Tant de feuilles d’érable ont rougi le rivage,
La brise d’automne ondoie le lac au soir.
On fait l’excursion à son gré avec deux sages.
Déplorant les deux beautés noyées dans le noir.
Poème chinois
「初至巴陵与李十二白裴九同泛洞庭湖三首 · 其二」
岑参
枫岸纷纷落叶多,洞庭秋水晚来波。
乘兴轻舟无近远,白云明月吊湘娥。
Explication du poème
Ce poème fut composé peu après l'exil de Jia Zhi à Baling (actuel Yueyang, Hunan). Lors d'une excursion sur le lac Dongting en compagnie de Li Bai et Pei Yaoxing, il rédigea ce recueil commémorant leur voyage. Bien que disgracié, Jia Zhi conservait intact son idéalisme.

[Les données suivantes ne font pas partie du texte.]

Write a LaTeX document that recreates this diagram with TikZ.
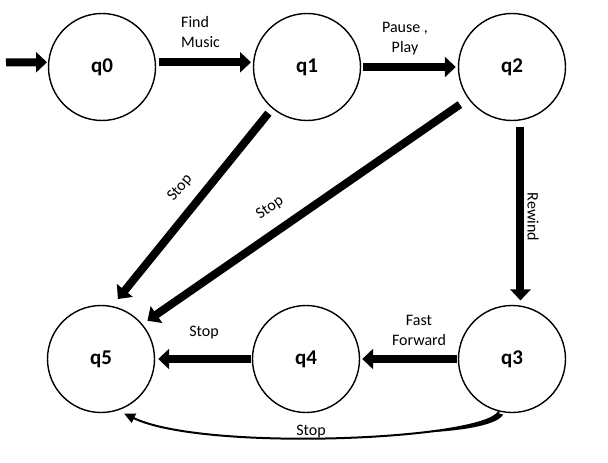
\documentclass[tikz,border=0pt]{standalone}
\usepackage{fontspec}
\setmainfont{Carlito}
\usetikzlibrary{arrows.meta}
\begin{document}
\begin{tikzpicture}[x=1pt,y=-1pt,
  state/.style={circle,draw,line width=1.4pt,minimum size=107pt,inner sep=0pt,font=\fontsize{21}{24}\selectfont\bfseries},
  bigarrow/.style={line width=8pt,-{Triangle[width=20pt,length=11pt]}},
  lbl/.style={font=\fontsize{16}{20}\selectfont,inner sep=0pt,align=center}]
\useasboundingbox[fill=white] (0,0) rectangle (608,463);
\node[state] (q0) at (102,67) {q0};
\node[state] (q1) at (307,67) {q1};
\node[state] (q2) at (512,67) {q2};
\node[state] (q5) at (101,359) {q5};
\node[state] (q4) at (306,359) {q4};
\node[state] (q3) at (512,359) {q3};
\coordinate (start) at (6,62.3);
% arrows
\draw[bigarrow,shorten >=1pt] (start) -- (q0.175);
\draw[bigarrow,shorten <=3pt,shorten >=2pt] (q0.5) -- (q1.175);
\draw[bigarrow,shorten <=2pt,shorten >=2pt] (q1) -- (q2);
\draw[bigarrow,shorten <=6pt,shorten >=9pt] (q1.230) -- (q5.78);
\draw[bigarrow,shorten <=10pt,shorten >=6pt] (q2.216) -- (q5.40);
\draw[bigarrow,shorten <=6pt,shorten >=5pt] (q2.-81.5) -- (q3.81.5);
\draw[bigarrow,shorten <=1pt,shorten >=2pt] (q3) -- (q4);
\draw[bigarrow,shorten <=1pt,shorten >=3pt] (q4) -- (q5);
% curved arrow
\draw[line width=2pt,shorten >=7pt,-{Triangle[width=10pt,length=11pt]}] (q3.-104.5) .. controls (485,440) and (205,452) .. (q5.-72);
\fill (498,413) .. controls (494.1,421.1) and (466.2,427.9) .. (426.8,432.4)
      .. controls (467,430.5) and (498.5,424) .. (503,414.5) -- cycle;
% labels
\node[lbl,align=left,anchor=west] at (181,32) {Find\\Music};
\node[lbl] at (405,39) {Pause ,\\Play};
\node[lbl,rotate=50] at (180,188) {Stop};
\node[lbl,rotate=34.6] at (270,208) {Stop};
\node[lbl,rotate=-90] at (533,217) {Rewind};
\node[lbl] at (419,330) {Fast\\Forward};
\node[lbl] at (204,333) {Stop};
\node[lbl] at (311,432) {Stop};
\end{tikzpicture}
\end{document}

Face à l'immensité du lac, il transcende l'anecdote touristique pour exprimer une méditation subtile mêlant paysages mélancoliques et réflexion philosophique.
Premier distique : « 枫岸纷纷落叶多,洞庭秋水晚来波。 »
Fēng àn fēn fēn luò yè duō, Dòngtíng qiū shuǐ wǎn lái bō.
Rives d'érables où s'amoncellent les feuilles tombées, Sur les eaux automnales de Dongting, le soir lève ses vagues.
L'ouverture campe une scène automnale aux couleurs vives mais à l'humeur sereine. Feuilles d'érables voltigeantes et ondulations lacustres composent une riche peinture du lac en automne crépusculaire, reflétant subtilement la mélancolie du poète face à son exil.
Second distique : « 乘兴轻舟无近远,白云明月吊湘娥。 »
Chéng xìng qīng zhōu wú jìn yuǎn, bái yún míng yuè diào Xiāng'é.
Notre barque légère, ivre d'insouciance, ignore les distances, Nuages blancs, lune claire - nous pleurons la Déesse Xiang.
Les trois amis voguent sans contrainte, Jia Zhi trouvant dans le mythe de la Déesse Xiang (épouse légendaire du sage empereur Shun, devenue symbole de loyauté) un écho à sa propre solitude d'exilé. Nuages et lune, éléments concrets du paysage, deviennent symboles de sa noblesse d'âme et de sa sérénité transcendante.
Lecture globale
À travers le paysage automnal du lac Dongting, ce poème révèle la sérénité distante et la noblesse morale de Jia Zhi en exil. Le poète utilise des éléments naturels limpides comme véhicules d'émotions complexes lors de cette excursion improvisée. Les deux premiers vers dépeignent objectivement la scène - érables défeuillés, vaguelettes du soir - créant une atmosphère de calme mélancolique. Les suivants introduisent l'élan lyrique, d'abord évoquant la liberté de leur navigation, puis invoquant le mythe de la Déesse Xiang comme allégorie de leurs pensées secrètes. Le vers "Nuages blancs, lune claire - nous pleurons la Déesse Xiang", d'une apparente simplicité, condense une profondeur émotionnelle remarquable, révélant une introspection douloureuse et une résonance morale qui forme le cœur battant du poème.
Spécificités stylistiques
Ce poème se distingue par un langage d'une fraîcheur naturelle et d'une subtilité suggestive. L'emploi de parallélismes rigoureux et d'une mélodie fluide crée une puissante imagerie. La fusion de description paysagère, d'expression lyrique et de référence mythologique (la Déesse Xiang) atteint ici une parfaite symbiose entre "la parole comme écho de l'âme" et "l'union du sentiment et du paysage". La conclusion, avec ses symboles célestes ("nuages blancs, lune claire") élevant ses idéaux de pureté, fait glisser le poème du concret vers l'abstrait, de l'extérieur vers l'intérieur, dans une résonance durable.
Éclairages
Ce poème enseigne qu'en pleine adversité, l'homme peut préserver sa noblesse d'âme et la grandeur de sa vision. Confronté aux érables automnaux et à l'infini aquatique, Jia Zhi ne se contente pas d'apprécier la beauté naturelle malgré son exil - il transcende son sort personnel par le mythe, transformant son expérience en méditation existentielle. Cette attitude illustre l'idéal du lettré : introspection spirituelle et quête de vertu. Pour le lecteur moderne, cette œuvre offre une leçon de force morale au-delà des contingences matérielles, une invitation à trouver dans les épreuves une élévation plutôt qu'un abaissement.
Traducteur de poésie
Xu Yuanchong(许渊冲)
À propos du poète
Jia Zhi (718 - 772 après J.-C.) était un poète de la dynastie Tang, originaire de Luoyang. Jia Zhi était célèbre pour ses écrits à l'époque, et était très respecté par les anciens écrivains de la dynastie Tang moyenne, tels que Dugu He et Liang Su.